Top level racing has very specific roles. Think team manager, technicians, pit crew, race engineers and more, all with their own areas of expertise. David said, as driver, he’s always fine-tuning how to function in the race car. “How everything in the car interacts, I’m still learning that. I don’t have a degree or qualifications. I actually say I’m the most unqualified in the team.”

But fans don’t care much for that from their hero drivers. We just want to see incredible lap times, epic racing and watching skill levels we could only dream about having in such a performance car.

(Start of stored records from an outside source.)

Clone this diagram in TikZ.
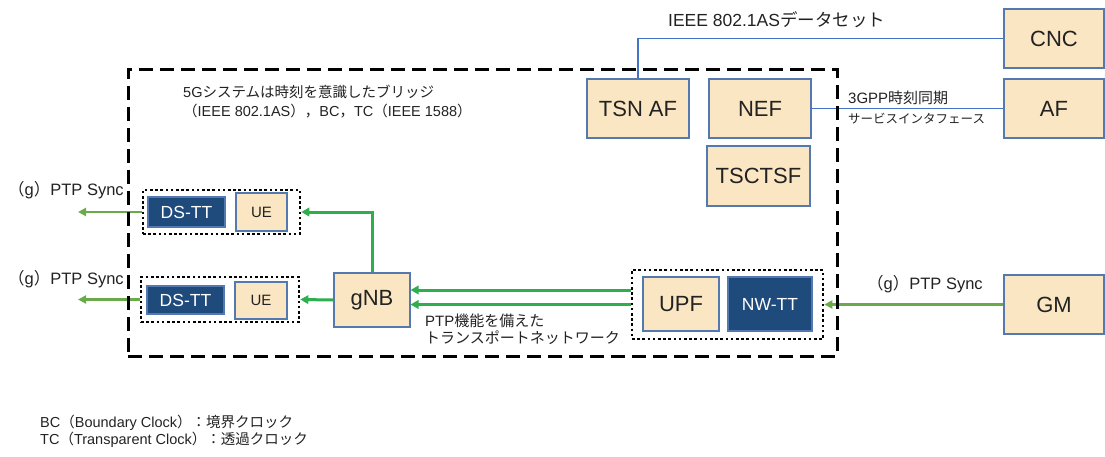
\documentclass[tikz,border=0pt]{standalone}
\usepackage{fontspec}
\setmainfont{Liberation Sans}
\newfontfamily\jp{Noto Sans CJK JP}
\usetikzlibrary{arrows.meta}
\newcommand\fsz[2]{\fontsize{#1}{#2}\selectfont}

\definecolor{boxfill}{HTML}{FBE6C3}
\definecolor{boxline}{HTML}{5479B0}
\definecolor{ttfill}{HTML}{1F4A7C}
\definecolor{ptpgreen}{HTML}{2FAE4E}
\definecolor{syncgreen}{HTML}{6BAA4B}
\definecolor{ifblue}{HTML}{4472C4}
\definecolor{txt}{HTML}{222222}

\tikzset{
  nf/.style={draw=boxline, fill=boxfill, line width=1.1pt, inner sep=0pt, text=txt, font=\fsz{22}{26}},
  uebox/.style={nf, font=\fsz{15}{18}},
  tt/.style={draw=boxline, fill=ttfill, line width=1.1pt, inner sep=0pt, text=white, font=\fsz{17.5}{20}},
  grp/.style={draw=black, line width=2.6pt, dash pattern=on 2.6pt off 2.6pt, inner sep=0pt},
  sysframe/.style={draw=black, line width=3pt, dash pattern=on 14pt off 7pt, inner sep=0pt},
  ptp/.style={draw=ptpgreen, line width=3pt, -{Triangle[length=8pt,width=8.5pt]}},
  sync/.style={draw=syncgreen, line width=2.6pt, -{Triangle[length=8pt,width=8pt]}},
  ifline/.style={draw=ifblue, line width=1.3pt},
  lbl/.style={text=txt, inner sep=0pt, align=left, anchor=west},
}

\begin{document}
\begin{tikzpicture}[x=1pt, y=-1pt]
\useasboundingbox (0,0) rectangle (1105,456);

% external functions
\node[nf, minimum width=100pt, minimum height=59pt] (cnc) at (1054,38.5) {CNC};
\node[nf, minimum width=100pt, minimum height=59pt] (af)  at (1054,108.5) {AF};
\node[nf, minimum width=100pt, minimum height=59pt] (gm)  at (1054,304.5) {GM};

% 5GS control plane
\node[nf, minimum width=102pt, minimum height=59pt] (tsnaf)  at (638,108.5) {TSN AF};
\node[nf, minimum width=102pt, minimum height=59pt] (nef)    at (760,108.5) {NEF};
\node[nf, minimum width=103pt, minimum height=60pt] (tsctsf) at (758.5,176) {TSCTSF};

% UE side
\node[grp, minimum width=157pt, minimum height=44pt] (g1) at (221.5,212) {};
\node[tt, minimum width=77pt, minimum height=30pt] (dstt1) at (186.5,212) {DS-TT};
\node[uebox, minimum width=51pt, minimum height=38pt] (ue1) at (261.5,212) {UE};

\node[grp, minimum width=158pt, minimum height=45pt] (g2) at (220,299.5) {};
\node[tt, minimum width=77pt, minimum height=28pt] (dstt2) at (185.5,300) {DS-TT};
\node[uebox, minimum width=52pt, minimum height=37pt] (ue2) at (261,300.5) {UE};

% RAN and core user plane
\node[nf, minimum width=76pt, minimum height=54pt] (gnb) at (372,300) {gNB};
\node[grp, minimum width=191pt, minimum height=69pt] (upfg) at (727.5,304.5) {};
\node[nf, minimum width=76pt, minimum height=54pt] (upf) at (681,304) {UPF};
\node[tt, minimum width=84pt, minimum height=54pt] (nwtt) at (770,304) {NW-TT};

% free ends of the outgoing sync arrows
\coordinate (out1) at (78,212);
\coordinate (out2) at (78,299.5);

% interfaces
\draw[ifline] (tsnaf.north) |- (cnc.west);
\draw[ifline] (nef.east) -- (af.west);

% time distribution
\draw[sync] (gm.west) -- (upfg.east);
\draw[ptp] ([yshift=14.5pt]upfg.west) -- ([yshift=14.5pt]upfg.west -| gnb.east);
\draw[ptp] (upfg.west) -- (upfg.west -| gnb.east);
\draw[ptp] (gnb.north) |- (g1.east);
\draw[ptp] (gnb.west) -- (g2.east);
\draw[sync] (g1.west) -- (out1);
\draw[sync] (g2.west) -- (out2);

% 5G system boundary
\node[sysframe, minimum width=709pt, minimum height=287pt] (fivegs) at (482.5,212.5) {};

% labels
\node[lbl, font=\fsz{17.5}{20}] (lbldata) at (668,20) {IEEE 802.1AS{\jp データセット}};
\node[lbl, font=\fsz{15}{18}] (lbl3gpp) at (848,98) {3GPP{\jp 時刻同期}};
\node[lbl, font=\fsz{12.5}{15}] (lblsvc) at (848,119) {\jp サービスインタフェース};
\node[lbl, font=\fsz{14.5}{19}] (lblsys) at (183,101.5) {5G{\jp システムは時刻を意識したブリッジ}\\{\jp （}IEEE 802.1AS{\jp ），}BC{\jp ，}TC{\jp （}IEEE 1588{\jp ）}};
\node[lbl, font=\fsz{16.5}{20}] (lblsync1) at (8,190) {{\jp （}g{\jp ）}PTP Sync};
\node[lbl, font=\fsz{16.5}{20}] (lblsync2) at (8,279) {{\jp （}g{\jp ）}PTP Sync};
\node[lbl, font=\fsz{16.5}{20}] (lblsync3) at (867,284) {{\jp （}g{\jp ）}PTP Sync};
\node[lbl, font=\fsz{15}{16.6}] (lbltn) at (425,329) {PTP{\jp 機能を備えた}\\{\jp トランスポートネットワーク}};
\node[lbl, font=\fsz{14.5}{17}] (lblnote) at (40,431.5) {BC{\jp （}Boundary Clock{\jp ）：境界クロック}\\TC{\jp （}Transparent Clock{\jp ）：透過クロック}};
\end{tikzpicture}
\end{document}
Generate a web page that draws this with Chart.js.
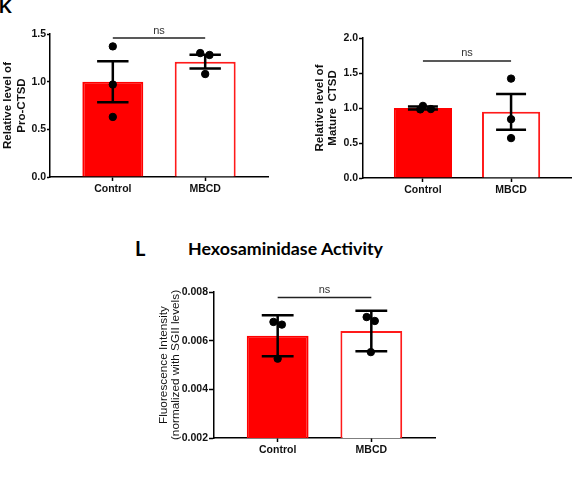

“The setup of the car’s so vital, it’s ridiculous” David said. “Its springs, roll bars, roll centres, roll stiffness, geometric balance, camber, toe… there’s so much involved that it’s almost beyond me. I’m always learning.”

Keeping up

Every member of the team plays an integral role, and David’s a driver who understands this. “I don’t have much input with what the engineer and mechanics are doing with the springs and roll bars, but on a typical day I’ll go and talk to them about their weekend, and just keep in contact in a friendly manner.” If things need putting back together in a hurry, it pays to have the team fighting with you to make it happen.

“During race weekend, I drive the car, get out and there’s a checklist to run through like steering, brakes, gears… everything I can touch and feel and see,” David explained. “I’ll communicate with mechanics about what feels correct or incorrect, or if say I’ve hit a kerb funny and the steering rack went out of position.”

Image: Team 18 Racing

As well as 2025’s new race format, David said Supercars’ new tyre was going to drastically change things. “We’re all talking about how we’re going to set up this new tyre to make the most of it, because it’s a completely different feel of construction and feedback we’ll get; more than we’ve ever had in the 15 years I’ve been part of this sport.”

He’s an elder statesman in the Supercars field now, but David still looks hyper fit. “That’s something I’ve worked at my entire life, including eating healthy” he said. “Having kids now your time away from racing becomes a bit more vital, so going out on four-hour bike rides has become difficult. But I’ll do something every day to keep my flow and fitness, and maybe some kickboxing or rock climbing to add something fun and enjoyable. I play certain games like NeuroTracker to keep my mind sharp, and all these I’ve learned give me the best tools not just for racing, but for my life.”

Out with the old

Having been in the sport so long, we wonder how racing VE Commodores of 2007 and 2008 compared to today’s Camaro? “The old cars were much harder to drive, more physically demanding” David explained. “They were much more raw and extremely difficult to set up. There was way more variation between teams, cars and driving styles, and more mechanical difference as teams built their own parts.”

Image: Team 18 Racing

David said the Generation 1 Supercars they’d call the Blueprint Car, which he’d love driving and mastering its setup. “The tyre was so unique; right on the edge all the time and it was very, very hard to learn. I loved trying different springs and damper brands, or different racks and diffs. It’s very hard to set up, but when you got it right you felt like you’d really achieved something.”

Innovations like cooling water spray for the brakes (now banned) was another happy memory. “It was to try and make them last longer, and it was just magically faster. As a driver we’d disperse water over the stint, then come into the pits for 100 kilos of fuel and 40 kilos of water, which was cool as. You just don’t have all that fun variation these days as it’s all pretty standardised.”

But we can look to the future with positivity, not least with Supercars’ changes for 2025 which should boost excitement for both drivers and fans. And if David’s a podium regular, strap yourself in for plenty of fun.